There is no doubt that Bruce was a visionary. There were only a handful of groups in those days working on issues concerning the Arab minority in Israel. (Today there are dozens, if not hundreds.) Bruce traveled around Israel speaking and listening to Israelis of different backgrounds, such as Munir Diab, the head of the MaTaNaS (national Community Center) in Tamra, a Muslim Arab community (in those days we were not yet using the word Palestinian) in the western Galilee. Bruce synthesized what he had learned, and founded an organization called Interns for Peace, or “Nitzanei Shalom” in Hebrew and “Bara’am Assalaam” in Arabic, which both mean “Buds of Peace.”

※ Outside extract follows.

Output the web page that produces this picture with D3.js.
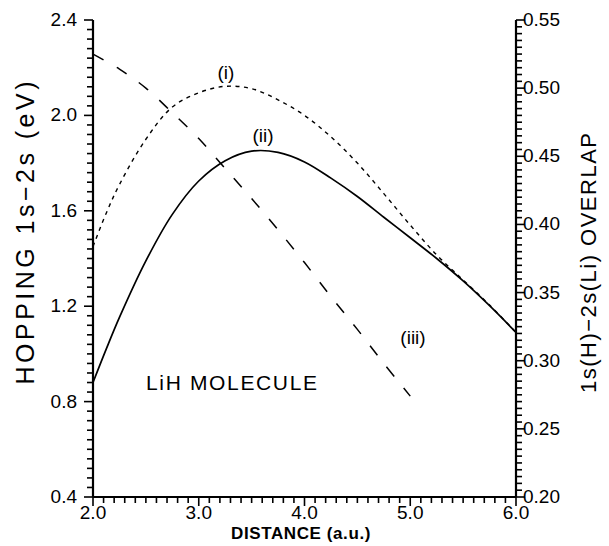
<!DOCTYPE html>
<html>
<head>
<meta charset="utf-8">
<script src="https://cdn.jsdelivr.net/npm/d3@7"></script>
<style>
  html, body { margin: 0; padding: 0; background: #fff; }
  svg { display: block; }
  text { font-family: "Liberation Sans", Arial, Helvetica, sans-serif; fill: #000; }
</style>
</head>
<body>
<svg id="chart" width="609" height="546"></svg>
<script>
// Interatomic distance grid (a.u.) for the hopping curves
const distance = [2.0, 2.125, 2.25, 2.5, 2.75, 3.0, 3.25, 3.5, 3.75, 4.0, 4.25, 4.5, 4.75, 5.0, 5.25, 5.5, 5.75, 6.0];
// (i) hopping 1s-2s, eV (dotted)
const hoppingI = [1.45, 1.59, 1.71, 1.90, 2.035, 2.095, 2.122, 2.112, 2.065, 2.00, 1.91, 1.80, 1.672, 1.54, 1.415, 1.31, 1.205, 1.09];
// (ii) hopping 1s-2s, eV (solid)
const hoppingII = [0.88, 1.02, 1.153, 1.39, 1.585, 1.725, 1.81, 1.85, 1.845, 1.805, 1.737, 1.66, 1.573, 1.487, 1.40, 1.306, 1.202, 1.09];
// (iii) 1s(H)-2s(Li) overlap (dashed, right axis)
const overlapDistance = [2.0, 2.25, 2.5, 2.75, 3.0, 3.25, 3.5, 3.75, 4.0, 4.25, 4.5, 4.75, 5.0];
const overlapIII = [0.525, 0.514, 0.500, 0.482, 0.463, 0.441, 0.419, 0.396, 0.372, 0.347, 0.323, 0.298, 0.274];

// Axis tick labels
const xTicks = [2.0, 3.0, 4.0, 5.0, 6.0];
const yLeftTicks = [0.4, 0.8, 1.2, 1.6, 2.0, 2.4];
const yRightTicks = [0.20, 0.25, 0.30, 0.35, 0.40, 0.45, 0.50, 0.55];

const svg = d3.select("#chart");
const L = 93, R = 516, T = 20, B = 497;

const x = d3.scaleLinear().domain([2, 6]).range([L, R]);
const yL = d3.scaleLinear().domain([0.4, 2.4]).range([B, T]);
const yR = d3.scaleLinear().domain([0.2, 0.55]).range([B, T]);

const axisG = svg.append("g").attr("stroke", "#000").attr("stroke-width", 1.6).attr("fill", "none");

// Minor + major ticks
const xMinor = d3.range(0, 41).map(i => 2 + i * 0.1);
const yLMinor = d3.range(0, 51).map(i => 0.4 + i * 0.04);
const yRMinor = d3.range(0, 71).map(i => 0.2 + i * 0.005);
const isMajor = (v, step) => Math.abs(v / step - Math.round(v / step)) < 1e-6;

xMinor.forEach(v => {
  const len = isMajor(v, 1) ? 9 : 6;
  axisG.append("line").attr("x1", x(v)).attr("x2", x(v)).attr("y1", B).attr("y2", B + len);
});
yLMinor.forEach(v => {
  const len = isMajor(v, 0.4) ? 9 : 6;
  axisG.append("line").attr("x1", L).attr("x2", L - len).attr("y1", yL(v)).attr("y2", yL(v));
});
yRMinor.forEach(v => {
  const len = isMajor(v, 0.05) ? 9 : 6;
  axisG.append("line").attr("x1", R).attr("x2", R + len).attr("y1", yR(v)).attr("y2", yR(v));
});

// Frame lines (left, bottom, right)
axisG.append("line").attr("x1", L).attr("x2", L).attr("y1", T).attr("y2", B).attr("stroke-width", 2.2);
axisG.append("line").attr("x1", L).attr("x2", R).attr("y1", B).attr("y2", B).attr("stroke-width", 2.2);
axisG.append("line").attr("x1", R).attr("x2", R).attr("y1", T).attr("y2", B).attr("stroke-width", 2.2);

// Tick labels
svg.append("g").selectAll("text").data(xTicks).join("text")
  .attr("x", d => x(d)).attr("y", 519).attr("text-anchor", "middle")
  .attr("font-size", 19).text(d => d.toFixed(1));
svg.append("g").selectAll("text").data(yLeftTicks).join("text")
  .attr("x", 77).attr("y", d => yL(d) + 6).attr("text-anchor", "end")
  .attr("font-size", 19).text(d => d.toFixed(1));
svg.append("g").selectAll("text").data(yRightTicks).join("text")
  .attr("x", 523).attr("y", d => yR(d) + 6).attr("text-anchor", "start")
  .attr("font-size", 19).text(d => d.toFixed(2));

// Axis titles
svg.append("text").attr("x", 301).attr("y", 539).attr("text-anchor", "middle")
  .attr("font-size", 17).attr("font-weight", "bold").attr("letter-spacing", 0.6)
  .text("DISTANCE  (a.u.)");
svg.append("text").attr("transform", "translate(34,233) rotate(-90)")
  .attr("text-anchor", "middle").attr("font-size", 25)
  .attr("textLength", 303).attr("lengthAdjust", "spacing")
  .text("HOPPING  1s\u22122s  (eV)");
svg.append("text").attr("transform", "translate(596,263) rotate(-90)")
  .attr("text-anchor", "middle").attr("font-size", 22)
  .attr("textLength", 260).attr("lengthAdjust", "spacing")
  .text("1s(H)\u22122s(Li)  OVERLAP");

// Curves
const lineL = d3.line().x(d => x(d[0])).y(d => yL(d[1])).curve(d3.curveCatmullRom.alpha(0.5));
const lineR = d3.line().x(d => x(d[0])).y(d => yR(d[1])).curve(d3.curveCatmullRom.alpha(0.5));

svg.append("path").datum(d3.zip(distance, hoppingI))
  .attr("d", lineL).attr("fill", "none").attr("stroke", "#000")
  .attr("stroke-width", 1.4).attr("stroke-dasharray", "4,4.5");
svg.append("path").datum(d3.zip(distance, hoppingII))
  .attr("d", lineL).attr("fill", "none").attr("stroke", "#000")
  .attr("stroke-width", 1.7);
svg.append("path").datum(d3.zip(overlapDistance, overlapIII))
  .attr("d", lineR).attr("fill", "none").attr("stroke", "#000")
  .attr("stroke-width", 1.5).attr("stroke-dasharray", "12,15");

// Curve labels
svg.append("text").attr("x", 226).attr("y", 79).attr("text-anchor", "middle")
  .attr("font-size", 19).text("(i)");
svg.append("text").attr("x", 263).attr("y", 142).attr("text-anchor", "middle")
  .attr("font-size", 19).text("(ii)");
svg.append("text").attr("x", 413).attr("y", 344).attr("text-anchor", "middle")
  .attr("font-size", 19).text("(iii)");
svg.append("text").attr("x", 146).attr("y", 390).attr("text-anchor", "start")
  .attr("font-size", 21).attr("textLength", 171).attr("lengthAdjust", "spacing")
  .text("LiH  MOLECULE");
</script>
</body>
</html>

Interns for Peace used principles from community work and conflict resolution. While specifics changed over time, Bruce’s original idea was to recruit young people, either Jews or Arabs from Israel or abroad, to live and work in neighboring Jewish and Arab communities in Israel. The “interns” would work with the communities to build projects of shared interest, whether in education, sports, business, etc. By engaging Jews and Arabs in shared activities, the projects would give nearby residents opportunities to break stereotypes and disassemble fears of the “other,” thereby preventing the build-up of hatred, and creating opportunities to build a better society.
In 1981, about to graduate from Brown University and trying to figure out my direction in life, I saw an intriguing poster on the wall at the Hillel. Nobody knew much about this new organization, Interns for Peace, but I was frustrated that all of my knowledge about Arabs was coming from the newspapers (I had received a grant to take literary Arabic at Hebrew University the summer before, and I had lived in an Israeli “development town,” Kiryat Gat, for a semester in college) and I wanted to get involved and see for myself.
So after applying to the organization, I found myself in New York City, walking into an apartment on West 86th Street for my final psychological interview, with the unfamiliar name of my interviewer written on a scrap of paper in my nervous hand. As I walked into the apartment, I was overwhelmed by a huge powerful painting by Ben Shahn of an African-American hanging on a crucifix – it was dedicated to the memory of Andrew Goodman, the student civil rights worker who had been murdered in the famous 1964 episode. I looked down at my piece of paper, and realized that my psychologist interviewer, Carolyn Goodman Eisner, who was on Bruce’s board, was the mother of the murdered boy. I had walked into a new world, Bruce’s world.
The connection between the civil rights era and the work we were doing was real and palpable. Although the contexts and details were quite different, the sense among us that we were embarking on a difficult journey, full of passions and prejudices, where we would need courage and smarts, moved us greatly, and we knew, with Bruce’s leadership and articulation of the issues, that our activities were designed to strengthen Israel’s democratic nature, without which Israel could not be a powerful and righteous nation.
I lived in the village of Tamra, a Muslim Arab Palestinian Israeli town of about 18,000, from 1981-1983. After a four month training period on Kibbutz Barkai which sponsored my stay there along with about 6 others in my group, and during which we learned various skills to help us in our work, I went to live in Tamra, joining other interns from the previous year who were already in the field. For the next two years we worked to introduce ourselves to the community (lots of coffee), contribute to the town (I play the flute, and partnered with an oud player from Tamra to give music lessons at the community center), and build the projects that were the heart of Interns for Peace.
We built many successful programs, and some not so successful, but the test came in 1982, when the War of Lebanon started and the Sabra and Shatilla massacres occurred. Programs which we had begun prior to the outbreak of the war continued nonetheless, while new programs were much harder to get off the ground; this seemed to prove the correctness of Bruce’s vision and our hard work: when people developed some trust in each other, they were able to hold on to a better vision even in very challenging times.
Perhaps the most successful aspect of Bruce’s vision was that the life-changing experiences of IFP forged individuals who went on to dedicate their lives to this work. Gershon Baskin, founder and Co-Director of IPCRI, the Israel/Palestine Center for Research and Information, Sarah Kreimer, founder and director of the Center for Jewish-Arab Economic Development and present Assoc.Director of Ir Amim, and Arik Ascherman, Director of Rabbis for Human Rights, are all former interns, probably well known to readers of this newsletter. Sarah and Arik, who were in my IFP year, are my closest friends to this day, and I thank Bruce for these important friendships.
I worked for Bruce in the NYC office for quite a few years after my internship. We strategized, educated, and fundraised together, traveling all over the U.S. Bruce never lacked for crazy (I thought) ideas. I remember Bruce sending Bob Dylan fundraising postcards for years, writing about how Jews and Arabs were not just “blowin’ in the wind.” But after not too long, we did indeed end up in the offices of Dylan’s managers, who were members at Brotherhood Synagogue in NYC. I remember thinking that I had to learn to be a bit more like Bruce, to let go of my sense of how one “should” act, and then maybe I’d get a glimpse of what a real visionary can, and did, accomplish.